When you embark on the citizen data science journey, it can be overwhelming. The jargon used is often specific to the context of a particular problem. Then comes a laundry list of unfamiliar techniques, each containing a large, ambiguous function or three. This is followed by the thought experiment known as exploratory data analysis, which can feel more like exploratory data paralysis. Like I said, overwhelming.

But I have found that this community is eager to share knowledge. I have also found that there are a tremendous amount of resources available to help anyone get started. And most importantly, I have found that persistence leads to literacy, which leads to capability.

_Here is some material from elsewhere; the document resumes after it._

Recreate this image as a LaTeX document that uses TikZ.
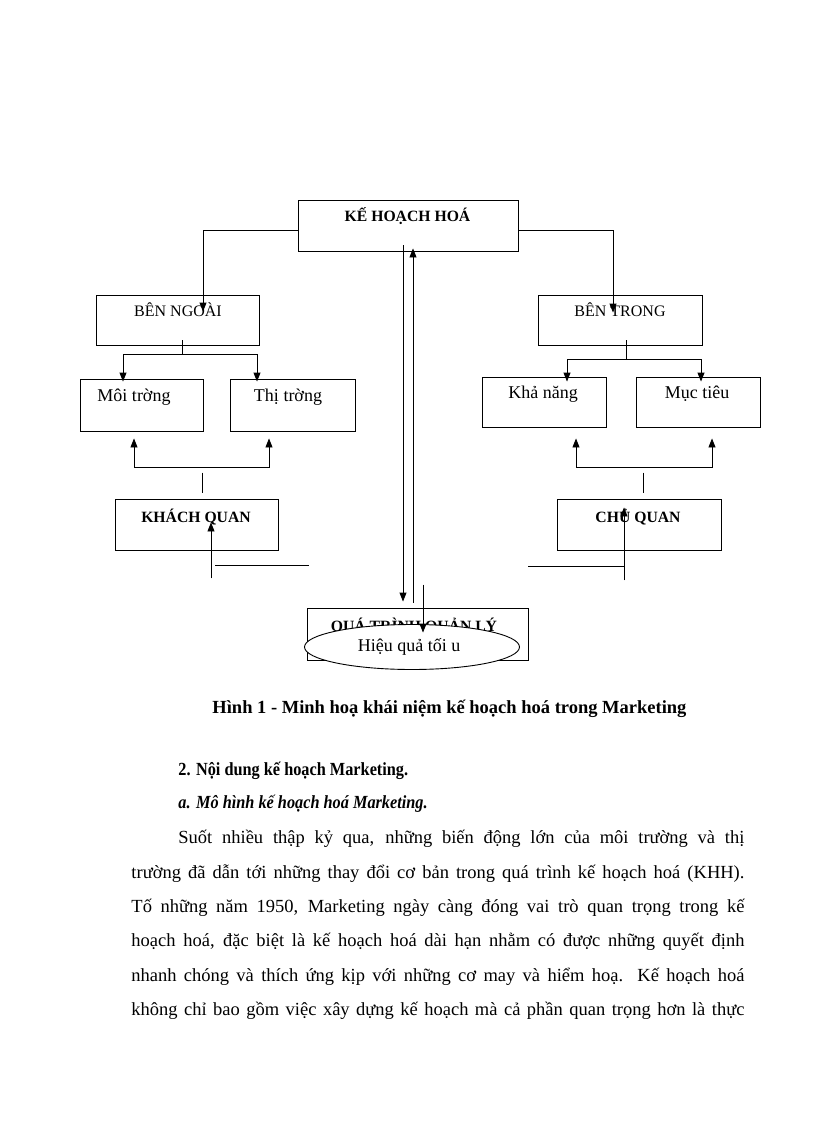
\documentclass[tikz,border=0pt]{standalone}
\usepackage{fontspec}
\setmainfont{Liberation Serif}
\newfontfamily\condserif[FakeStretch=0.88]{Liberation Serif}
\usetikzlibrary{arrows.meta,calc,shapes.geometric}
\begin{document}
\begin{tikzpicture}[x=1pt,y=-1pt,
  line width=0.9pt,
  box/.style={draw, rectangle, inner sep=0pt},
  lbl/.style={inner sep=0pt, anchor=base, font=\fontsize{16}{19}\selectfont},
  lblb/.style={lbl, font=\fontsize{15.7}{18}\selectfont\bfseries},
  arr/.style={-{Triangle[length=9pt,width=7pt]}},
  arrb/.style={{Triangle[length=9pt,width=7pt]}-{Triangle[length=9pt,width=7pt]}},
  body/.style={inner sep=0pt, anchor=base west, font=\fontsize{18.5}{21}\selectfont}]
\useasboundingbox (0,0) rectangle (816,1123);
% boxes
\node[box, minimum width=220pt, minimum height=51pt] (kh) at (408,225.5) {};
\node[box, minimum width=163pt, minimum height=50pt] (bn) at (177.5,320) {};
\node[box, minimum width=164pt, minimum height=50pt] (bt) at (620,320) {};
\node[box, minimum width=123pt, minimum height=52pt] (mt) at (141.5,405) {};
\node[box, minimum width=125pt, minimum height=52pt] (tt) at (292.5,405) {};
\node[box, minimum width=124pt, minimum height=50pt] (kn) at (544,402) {};
\node[box, minimum width=124pt, minimum height=50pt] (mu) at (698,402) {};
\node[box, minimum width=163pt, minimum height=51pt] (kq) at (196.5,524.5) {};
\node[box, minimum width=164pt, minimum height=51pt] (cq) at (639,524.5) {};
\node[box, minimum width=221pt, minimum height=52pt] (qt) at (417.5,634) {};
% labels
\node[lblb] (tkh) at (407.5,222) {KẾ HOẠCH HOÁ};
\node[lbl] (tbn) at (178,316) {BÊN NGOÀI};
\node[lbl] (tbt) at (620,316) {BÊN TRONG};
\node[lbl, font=\fontsize{18}{21}\selectfont] (tmt) at (134,401) {Môi trờng};
\node[lbl, font=\fontsize{18}{21}\selectfont] (ttt) at (288,401) {Thị trờng};
\node[lbl, font=\fontsize{18}{21}\selectfont] (tkn) at (543,398) {Khả năng};
\node[lbl, font=\fontsize{18}{21}\selectfont] (tmu) at (697,398) {Mục tiêu};
\node[lblb] (tkq) at (196,522) {KHÁCH QUAN};
\node[lblb] (tcq) at (638,522) {CHỦ QUAN};
\node[lblb] (tqt) at (414,631) {QUÁ TRÌNH QUẢN LÝ};
% ellipse
\node[draw, ellipse, fill=white, minimum width=215pt, minimum height=45pt, inner sep=0pt] (hq) at (412,647) {};
\node[lbl, font=\fontsize{18}{21}\selectfont] (thq) at (409,651) {Hiệu quả tối u};
% top connectors
\draw[arr] ($(kh.west)+(0,4.5)$) -| ($(bn.north)+(25.5,17)$);
\draw[arr] ($(kh.east)+(0,4.5)$) -| ($(bt.north)+(-7,18)$);
% left upper split
\draw ($(bn.south)+(4.5,-5)$) -- ++(0,15);
\draw[arrb] ($(mt.north)+(-18.5,3)$) -- ++(0,-27) -| ($(tt.north)+(-35.5,3)$);
% right upper split
\draw ($(bt.south)+(6,-5)$) -- ++(0,20);
\draw[arrb] ($(kn.north)+(23,5)$) -- ++(0,-22) -| ($(mu.north)+(3,5)$);
% left lower
\draw[arrb] ($(mt.south)+(-7.5,7)$) -- ++(0,29) -| ($(tt.south)+(-23.5,7)$);
\draw ($(kq.north)+(5.5,-26)$) -- ++(0,20);
% right lower
\draw[arrb] ($(kn.south)+(32,11)$) -- ++(0,29) -| ($(mu.south)+(14,11)$);
\draw ($(cq.north)+(4,-26)$) -- ++(0,20);
% inner lines
\draw[arr] ($(kq.south)+(14.5,28)$) -- ($(kq.south)+(14.5,-28)$);
\draw ($(kq.south)+(18.5,15)$) -- ++(94,0);
\draw[arr] ($(cq.south)+(-15,30)$) -- ($(cq.south)+(-15,-43)$);
\draw ($(cq.south)+(-15,16)$) -- ++(-96,0);
% central
\draw[arr] ($(kh.south)+(-5,-6)$) -- ($(qt.north)+(-14.5,-6)$);
\draw[arr] ($(qt.north)+(-4.5,-5)$) -- ($(kh.south)+(5,-3)$);
\draw[arr] ($(qt.north)+(5.5,-23)$) -- ($(qt.north)+(5.5,25)$);
% caption
\node[inner sep=0pt, anchor=base west, font=\fontsize{18.5}{21}\selectfont\bfseries] (cap) at (212,713) {Hình 1 - Minh hoạ khái niệm kế hoạch hoá trong Marketing};
% text
\node[body, font=\condserif\fontsize{18.5}{21}\selectfont\bfseries] (h2) at (178,775) {2. Nội dung kế hoạch Marketing.};
\node[body, font=\condserif\fontsize{18.5}{21}\selectfont\bfseries\itshape] (ha) at (178,808) {a. Mô hình kế hoạch hoá Marketing.};
\node[body] (p1) at (178,843) {\makebox[566pt][s]{Suốt nhiều thập kỷ qua, những biến động lớn của môi trường và thị}};
\node[body] (p2) at (131,878) {\makebox[613pt][s]{trường đã dẫn tới những thay đổi cơ bản trong quá trình kế hoạch hoá (KHH).}};
\node[body] (p3) at (131,912) {\makebox[613pt][s]{Tố những năm 1950, Marketing ngày càng đóng vai trò quan trọng trong kế}};
\node[body] (p4) at (131,946) {\makebox[613pt][s]{hoạch hoá, đặc biệt là kế hoạch hoá dài hạn nhằm có được những quyết định}};
\node[body] (p5) at (131,981) {\makebox[613pt][s]{nhanh chóng và thích ứng kịp với những cơ may và hiểm hoạ. Kế hoạch hoá}};
\node[body] (p6) at (131,1015) {\makebox[613pt][s]{không chỉ bao gồm việc xây dựng kế hoạch mà cả phần quan trọng hơn là thực}};
\end{tikzpicture}
\end{document}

I may not have full confidence in my own ability to make a great predictive model (yet), but I can appreciate what it takes to make a good one and my “data literacy” has improved immensely. I don’t intend to stop here but wanted to take time to reflect on my own journey so far and share what I have found interesting.

JohnJPS · Answer

Great discussion.  I confess to wasting more than a few CPU cycles on definitions... here's my take:

* Data Analyst... prepares and analyzes data: often significantly contributing to business decisions
* Data Engineer... understands how to automate the process of data prep and analysis.
* Data Modeler... defines data models (in particular predictive and/or machine learning models) where they help the computer to form its own description of the data. The modeler is already a top flight analyst, and can interpret the model output and contribute to business decisions and contribute to automation demands.
* Machine Learning Engineer... understands how to automate the process of machine learning, including data ingestion, model training, deployment and scoring.
* Data Scientist... Discovers new techniques of doing analysis, engineering and modeling, and is able to show that the techniques work either via mathematical proof (a theorist) or empirically (an experimentalist). The few in existence work at Google, AWS, etc... (haha).

For me a Citizen Data Scientist is basically someone with none of these (or similar) job titles but who is still doing one or more of the given functions.